What Does “Loaded on Delivery Vehicle” Mean?

“Loaded on delivery vehicle” means your package has been physically placed onto the truck that will bring it to your address. In most cases, this means delivery is happening that same day, typically by evening. It’s one of the last tracking updates you’ll see before your package arrives.

What Happens Right Before This Status

Your package goes through several stops before it reaches the truck. After traveling between sorting facilities, it arrives at the local distribution hub closest to your address, where it gets scanned and assigned to a specific delivery route. Workers then physically load it onto the vehicle designated for your neighborhood. That loading scan is what triggers the “loaded on delivery vehicle” status in your tracking.

Think of it as the second-to-last step. The sequence generally looks like this: your package arrives at the local facility, gets sorted by route, gets loaded onto the truck, and then goes out for delivery. Some carriers combine these last two steps into a single “out for delivery” update, while others (UPS in particular) show them separately.

How It Differs From “Out for Delivery”

“Loaded on delivery vehicle” and “out for delivery” are closely related but not identical. “Loaded on delivery vehicle” confirms the package is on the truck. “Out for delivery” means the driver has actually left the facility and is actively making stops. In practice, these two updates often appear within minutes of each other, sometimes so close together that you only see one of them.

FedEx, for example, uses “out for delivery” to mean the package is either ready to be loaded or already on the truck and moving. UPS tends to be more granular, showing “loaded on delivery vehicle” as a distinct step before the driver departs. If you only see the loaded status and never get an “out for delivery” update, that’s normal. It doesn’t mean something went wrong.

When to Expect Your Package

Once your package shows this status, delivery usually happens within a few hours, though the exact timing depends on where you fall on the driver’s route. If your package was loaded onto the truck early in the morning, it could arrive anytime between late morning and early evening. UPS, for instance, often provides an estimated delivery window (something like 12:15 to 4:15 PM) once the package is on the vehicle.

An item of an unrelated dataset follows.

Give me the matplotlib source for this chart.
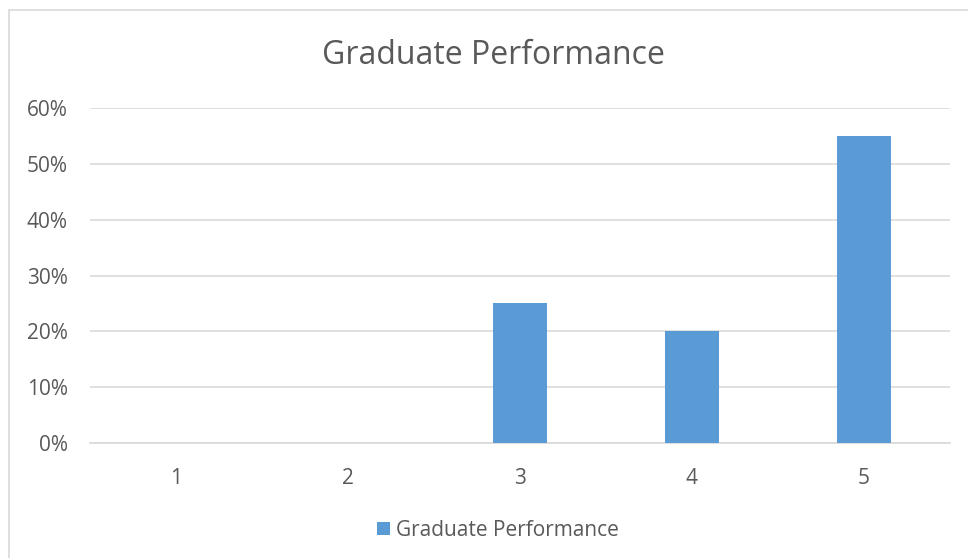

Residential deliveries from most carriers are completed by 7:00 or 8:00 PM. During peak seasons like the holidays, that window can stretch later. If your tracking showed “loaded on delivery vehicle” in the morning and it’s still not there by late afternoon, the driver likely hasn’t reached your part of the route yet.

Why a Package Gets Stuck on This Status

Occasionally, a package will show “loaded on delivery vehicle” for more than a day without any further updates. This is frustrating but usually has a straightforward explanation.

  • The driver ran out of time. Delivery trucks carry dozens or even hundreds of packages. If volume is high, drivers sometimes can’t complete every stop on their route. Your package stays on the truck and goes out again the next business day.
  • A scanning issue. The handheld devices drivers use to scan packages occasionally crash or lose connection. Your package may have actually been delivered (or attempted) without the tracking system registering it. System-wide outages happen too, where tracking data stops updating across the board.
  • Weather or road conditions. Severe weather can delay or cancel delivery routes even after packages are loaded. Carriers sometimes cite weather delays for multiple consecutive days during major storms.
  • Address problems. If the driver can’t locate your address or access your building, the package comes back to the facility. This can happen even if you receive packages at the same address regularly, since routes rotate between drivers.

If the status hasn’t changed for more than 24 hours on a business day, it’s worth contacting the carrier directly. Have your tracking number ready. In most cases, the package will simply go out on the next delivery attempt.

What You Can Do While Waiting

Once your package is loaded on the vehicle, there isn’t much to do besides wait, but a few things can help the process go smoothly. Make sure your house number is clearly visible from the street. If you have a preferred drop-off location (back porch, side door), most carriers let you leave delivery instructions through their app or website. UPS My Choice, FedEx Delivery Manager, and USPS Informed Delivery all offer options to redirect packages or authorize specific release locations.

If you won’t be home and the package requires a signature, you can sometimes reschedule delivery for a different day or redirect it to a pickup location. These changes are easiest to make before the driver attempts delivery, so act quickly once you see the loaded status.